Pour ma part, je vous souhaite non seulement de rencontrer beaucoup d’autres personnes dotées des vertus que vous m’attribuez, mais surtout de devenir à votre tour une femme et un homme dont on recherchera la compagnie et la conversation, autrement dit des personnes fréquentables au sens premier du mot.


Je ne connais pas ton âge Rita, mais il doit être sensiblement identique à celui de Mohamed qui me parle « du haut de ses 15 années de vie », comme il s’amuse à le dire et dont l’expression m’a bien plu. Quinze ans, en effet, est une altitude significative. 15.16.17 ans, tant d’événements essentiels font alors intrusion dans nos vies et qui nous façonnent à jamais. C’est à cette période qu’Arthur Rimbaud a laissé éclater son génie et que notre Évariste, souvenez-vous, a révélé sa force créatrice si radicalement novatrice.


Ton expression, Mohamed, m’a incliné à la songerie.
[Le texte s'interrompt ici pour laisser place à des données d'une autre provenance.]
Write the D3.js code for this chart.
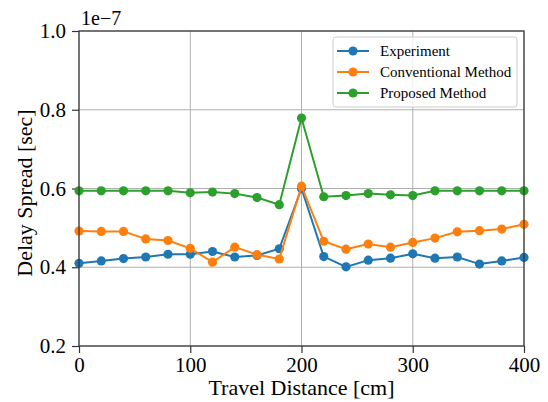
<!DOCTYPE html>
<html>
<head>
<meta charset="utf-8">
<script src="https://cdn.jsdelivr.net/npm/d3@7"></script>
<style>
  body { margin: 0; background: #fff; }
  text { font-family: "Liberation Serif", "DejaVu Serif", serif; fill: #000; }
</style>
</head>
<body>
<svg id="chart" width="548" height="402"></svg>
<script>
// travel distance [cm]
var distance = [0, 20, 40, 60, 80, 100, 120, 140, 160, 180, 200,
                220, 240, 260, 280, 300, 320, 340, 360, 380, 400]
// delay spread, units of 1e-7 sec
var experiment = [0.410, 0.416, 0.422, 0.426, 0.433, 0.433, 0.440, 0.426, 0.430, 0.447, 0.600,
                  0.427, 0.401, 0.418, 0.423, 0.434, 0.423, 0.426, 0.408, 0.416, 0.425]
var conventional = [0.492, 0.491, 0.491, 0.472, 0.468, 0.448, 0.413, 0.451, 0.432, 0.421, 0.606,
                    0.466, 0.446, 0.459, 0.451, 0.463, 0.474, 0.490, 0.493, 0.497, 0.509]
var proposed = [0.594, 0.594, 0.594, 0.594, 0.594, 0.589, 0.591, 0.587, 0.577, 0.559, 0.779,
                0.579, 0.582, 0.587, 0.584, 0.582, 0.594, 0.594, 0.594, 0.594, 0.594]
var seriesNames = ["Experiment", "Conventional Method", "Proposed Method"]
var seriesColors = ["#1f77b4", "#ff7f0e", "#2ca02c"]
var xTicks = [0, 100, 200, 300, 400]
var yTicks = [0.2, 0.4, 0.6, 0.8, 1.0]

var series = [experiment, conventional, proposed]

var margin = { top: 31, right: 24, bottom: 56, left: 79 }
var svg = d3.select("#chart")
var width = +svg.attr("width") - margin.left - margin.right
var height = +svg.attr("height") - margin.top - margin.bottom
var g = svg.append("g")
    .attr("transform", "translate(" + margin.left + "," + margin.top + ")")

var x = d3.scaleLinear().domain([0, 400]).range([0, width])
var y = d3.scaleLinear().domain([0.2, 1.0]).range([height, 0])

// grid
g.append("g")
    .selectAll("line")
    .data(xTicks)
    .enter()
    .append("line")
    .attr("x1", d => x(d)).attr("x2", d => x(d))
    .attr("y1", 0).attr("y2", height)
    .attr("stroke", "#b0b0b0").attr("stroke-width", 1)
g.append("g")
    .selectAll("line")
    .data(yTicks)
    .enter()
    .append("line")
    .attr("x1", 0).attr("x2", width)
    .attr("y1", d => y(d)).attr("y2", d => y(d))
    .attr("stroke", "#b0b0b0").attr("stroke-width", 1)

// axes
var xAxis = g.append("g")
    .attr("transform", "translate(0," + height + ")")
    .call(d3.axisBottom(x).tickValues(xTicks).tickSize(7).tickPadding(4).tickFormat(d3.format("d")))
var yAxis = g.append("g")
    .call(d3.axisLeft(y).tickValues(yTicks).tickSize(7).tickPadding(6).tickFormat(d3.format(".1f")))
;[xAxis, yAxis].forEach(function (a) {
    a.attr("font-family", null)
    a.select(".domain").remove()
    a.selectAll(".tick line").attr("stroke", "#333").attr("stroke-width", 1.2)
    a.selectAll(".tick text").attr("font-size", 21).attr("fill", "#000")
})

// lines and markers
var line = d3.line()
    .x((d, i) => x(distance[i]))
    .y(d => y(d))

series.forEach(function (s, k) {
    g.append("path")
        .datum(s)
        .attr("d", line)
        .attr("fill", "none")
        .attr("stroke", seriesColors[k])
        .attr("stroke-width", 2)
    g.append("g")
        .selectAll("circle")
        .data(s)
        .enter()
        .append("circle")
        .attr("cx", (d, i) => x(distance[i]))
        .attr("cy", d => y(d))
        .attr("r", 4.6)
        .attr("fill", seriesColors[k])
})

// frame
g.append("rect")
    .attr("width", width).attr("height", height)
    .attr("fill", "none").attr("stroke", "#333").attr("stroke-width", 1.2)

// offset text
g.append("text")
    .attr("x", 2).attr("y", -6)
    .attr("font-size", 20)
    .text("1e\u22127")

// axis labels
svg.append("text")
    .attr("x", margin.left + width / 2)
    .attr("y", 395)
    .attr("text-anchor", "middle")
    .attr("font-size", 22)
    .text("Travel Distance [cm]")
svg.append("text")
    .attr("transform", "translate(32,193) rotate(-90)")
    .attr("text-anchor", "middle")
    .attr("font-size", 22)
    .text("Delay Spread [sec]")

// legend
var lg = svg.append("g").attr("transform", "translate(333,37)")
lg.append("rect")
    .attr("width", 184).attr("height", 70)
    .attr("rx", 3)
    .attr("fill", "#fff").attr("fill-opacity", 0.8)
    .attr("stroke", "#cccccc").attr("stroke-width", 1)
seriesNames.forEach(function (name, k) {
    var row = lg.append("g").attr("transform", "translate(0," + (14 + k * 21) + ")")
    row.append("line")
        .attr("x1", 4).attr("x2", 36)
        .attr("stroke", seriesColors[k]).attr("stroke-width", 2)
    row.append("circle")
        .attr("cx", 20).attr("r", 4.6)
        .attr("fill", seriesColors[k])
    row.append("text")
        .attr("x", 47).attr("dy", "0.35em")
        .attr("font-size", 15)
        .text(name)
})
</script>
</body>
</html>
Et si ces jeunes amis, me suis-je dit en pensant à vous, étaient comme certains peuples de la terre le croient, de vieilles âmes en chemin, parcourant les civilisations depuis des millénaires et qui s’employaient par leurs actes et leurs pensées à faire évoluer leurs contemporains ?


Vu sous cet aspect, qui peut dire votre âge réel, celui de vos consciences ? Peut-être êtes-vous de vieux sages venus nous visiter incognito, profitant de la génération nouvelle, pour vous révéler un jour ou l’autre.


Tiens, cette idée pourrait être l’amorce d’un roman…


Parents et enfants, aïeux et descendants, nous avons tous à apprendre les uns des autres, tous à recevoir pour mieux donner.


Rita, Mohamed, qui avez pris la peine de m’écrire, portés par des sentiments d’une telle finesse, vos lettres m’ont touché. Soyez grandement remerciés.


Je vous souhaite de découvrir les trésors que vous portez et d’apprendre à en user avec droiture. Derrière nos silhouettes, il y a bien plus grand que nos apparences.



Jacques Cassabois



Vous ne lirez peut-être ces lignes qu’à la rentrée, mais quoi qu’il en soit, passez un bel été.